Par ailleurs, il n'est sans doute pas inutile de rappeler que l'article 226-1 du Code pénal sanctionne « le fait, au moyen d'un procédé quelconque, de porter atteinte volontairement à l'intimité de la vie privée d'autrui : en captant, enregistrant ou transmettant, sans le consentement de leur auteur, des paroles prononcées à titre privé ou confidentiel (...) ».
En l'espèce, on pourrait penser que la force obligatoire de tels principes a été battue en brèche par les décisions « Facebook », mais le juge a pris le soin de préciser que le salarié ne pouvait ignorer que sa page Facebook était susceptible d'être portée à la connaissance de tiers.
Mais cette jurisprudence peut-elle être transposée à une vidéo clandestine, vendue à un média, puis diffusée sur Internet ?
S'il peut être contesté que le respect de la vie privée doive l'emporter, compte tenu du trouble susceptible d'être causé à la maison Dior, on peut en revanche légitimement douter du fait que cette vidéo puisse, devant les Prud'hommes, justifier le licenciement.
Il ne peut être garanti que John Galliano portera cette affaire devant le Conseil de Prud'hommes.
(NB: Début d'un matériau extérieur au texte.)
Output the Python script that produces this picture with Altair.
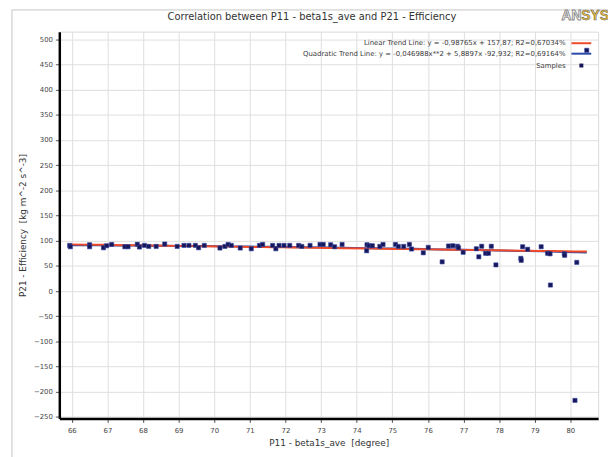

Mais, compte tenu de l'explosion attendue des contentieux liés au développement des réseaux sociaux et des sites de partage de vidéos, on peut s'attendre à ce que soient remises en cause les frontières jusqu'ici tracées entre vie privée et vie professionnelle telles qu'elles sont traditionnellement retenues par la jurisprudence. Quoi qu'il en soit et à n'en pas douter, la tâche du juge va s'avérer difficile.